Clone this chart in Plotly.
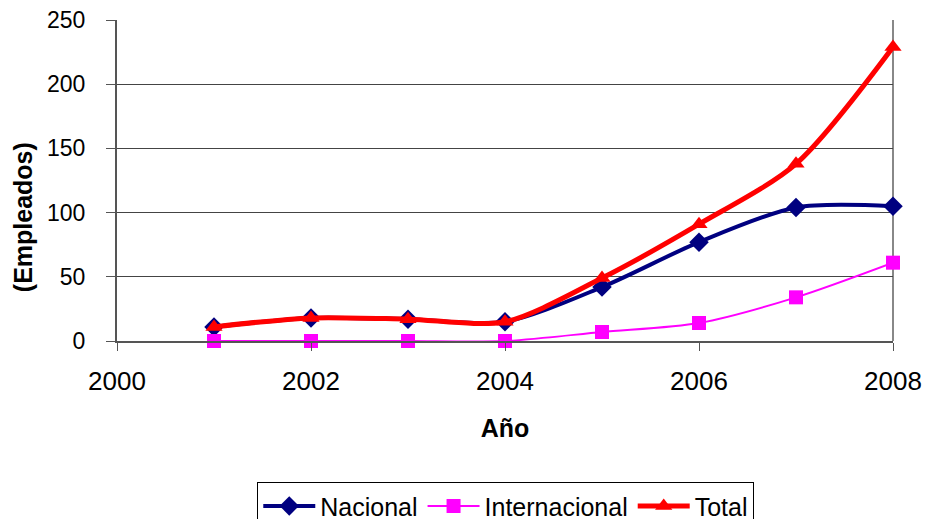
import plotly.graph_objects as go

years = [2001, 2002, 2003, 2004, 2005, 2006, 2007, 2008]
nacional = [11, 18, 17, 15, 42, 77, 104, 105]
internacional = [0, 0, 0, 0, 7, 14, 34, 61]
total = [11, 18, 17, 15, 49, 91, 138, 229]

font_family = "Liberation Sans, Arial, sans-serif"

fig = go.Figure()
fig.add_trace(go.Scatter(
    x=years, y=nacional, name="Nacional", mode="lines+markers", cliponaxis=False,
    line=dict(color="#000080", width=4, shape="spline", smoothing=0.8),
    marker=dict(symbol="diamond", size=15, color="#000080"),
))
fig.add_trace(go.Scatter(
    x=years, y=internacional, name="Internacional", mode="lines+markers", cliponaxis=False,
    line=dict(color="#FF00FF", width=2, shape="spline", smoothing=0.8),
    marker=dict(symbol="square", size=14, color="#FF00FF"),
))
fig.add_trace(go.Scatter(
    x=years, y=total, name="Total", mode="lines+markers", cliponaxis=False,
    line=dict(color="#FF0000", width=5, shape="spline", smoothing=0.8),
    marker=dict(symbol="triangle-up", size=15, color="#FF0000"),
))

fig.update_layout(
    width=926, height=519,
    margin=dict(l=117, r=33, t=20, b=178, autoexpand=False),
    paper_bgcolor="white", plot_bgcolor="white",
    font=dict(family=font_family, color="black", size=25),
    showlegend=True,
    legend=dict(
        orientation="h", x=0.501, xanchor="center",
        yref="container", y=0.071, yanchor="top",
        bordercolor="black", borderwidth=1, font=dict(size=25),
        itemwidth=52, tracegroupgap=0,
    ),
    xaxis=dict(
        range=[2000, 2008], tickmode="array", tickvals=[2000, 2002, 2004, 2006, 2008],
        showgrid=False, zeroline=False, automargin=False,
        showline=True, linecolor="#555555", linewidth=2, mirror=False,
        ticks="outside", ticklen=8, tickcolor="#555555",
        tickfont=dict(size=26), ticklabelstandoff=8,
        title=dict(text="<b>Año</b>", font=dict(size=25), standoff=24),
    ),
    yaxis=dict(
        range=[0, 250], tickvals=[0, 50, 100, 150, 200, 250],
        showgrid=True, gridcolor="#444444", gridwidth=1, zeroline=False, automargin=False,
        showline=True, linecolor="#555555", linewidth=2, mirror=False,
        ticks="outside", ticklen=9, tickcolor="#555555",
        tickfont=dict(size=23), ticklabelstandoff=16,
    ),
)

# y-axis title, set a little below the vertical centre of the plot
fig.add_annotation(
    text="<b>(Empleados)</b>", textangle=-90, showarrow=False,
    xref="paper", yref="paper", x=-0.121, y=0.386,
    xanchor="center", yanchor="middle", font=dict(size=25),
)

# right border of the plot area
fig.add_shape(type="line", xref="paper", yref="paper", x0=1, x1=1, y0=0, y1=1,
              line=dict(color="#888888", width=2), layer="below")

fig.write_html("out.html")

※ ※ ※

• [What to work on]: Copy out all the data exactly; skip the pictures.

• [Answer for this exercise]:
Clone this chart in Plotly.
import plotly.graph_objects as go

years = [2001, 2002, 2003, 2004, 2005, 2006, 2007, 2008]
nacional = [11, 18, 17, 15, 42, 77, 104, 105]
internacional = [0, 0, 0, 0, 7, 14, 34, 61]
total = [11, 18, 17, 15, 49, 91, 138, 229]

font_family = "Liberation Sans, Arial, sans-serif"

fig = go.Figure()
fig.add_trace(go.Scatter(
    x=years, y=nacional, name="Nacional", mode="lines+markers", cliponaxis=False,
    line=dict(color="#000080", width=4, shape="spline", smoothing=0.8),
    marker=dict(symbol="diamond", size=15, color="#000080"),
))
fig.add_trace(go.Scatter(
    x=years, y=internacional, name="Internacional", mode="lines+markers", cliponaxis=False,
    line=dict(color="#FF00FF", width=2, shape="spline", smoothing=0.8),
    marker=dict(symbol="square", size=14, color="#FF00FF"),
))
fig.add_trace(go.Scatter(
    x=years, y=total, name="Total", mode="lines+markers", cliponaxis=False,
    line=dict(color="#FF0000", width=5, shape="spline", smoothing=0.8),
    marker=dict(symbol="triangle-up", size=15, color="#FF0000"),
))

fig.update_layout(
    width=926, height=519,
    margin=dict(l=117, r=33, t=20, b=178, autoexpand=False),
    paper_bgcolor="white", plot_bgcolor="white",
    font=dict(family=font_family, color="black", size=25),
    showlegend=True,
    legend=dict(
        orientation="h", x=0.501, xanchor="center",
        yref="container", y=0.071, yanchor="top",
        bordercolor="black", borderwidth=1, font=dict(size=25),
        itemwidth=52, tracegroupgap=0,
    ),
    xaxis=dict(
        range=[2000, 2008], tickmode="array", tickvals=[2000, 2002, 2004, 2006, 2008],
        showgrid=False, zeroline=False, automargin=False,
        showline=True, linecolor="#555555", linewidth=2, mirror=False,
        ticks="outside", ticklen=8, tickcolor="#555555",
        tickfont=dict(size=26), ticklabelstandoff=8,
        title=dict(text="<b>Año</b>", font=dict(size=25), standoff=24),
    ),
    yaxis=dict(
        range=[0, 250], tickvals=[0, 50, 100, 150, 200, 250],
        showgrid=True, gridcolor="#444444", gridwidth=1, zeroline=False, automargin=False,
        showline=True, linecolor="#555555", linewidth=2, mirror=False,
        ticks="outside", ticklen=9, tickcolor="#555555",
        tickfont=dict(size=23), ticklabelstandoff=16,
    ),
)

# y-axis title, set a little below the vertical centre of the plot
fig.add_annotation(
    text="<b>(Empleados)</b>", textangle=-90, showarrow=False,
    xref="paper", yref="paper", x=-0.121, y=0.386,
    xanchor="center", yanchor="middle", font=dict(size=25),
)

# right border of the plot area
fig.add_shape(type="line", xref="paper", yref="paper", x0=1, x1=1, y0=0, y1=1,
              line=dict(color="#888888", width=2), layer="below")

fig.write_html("out.html")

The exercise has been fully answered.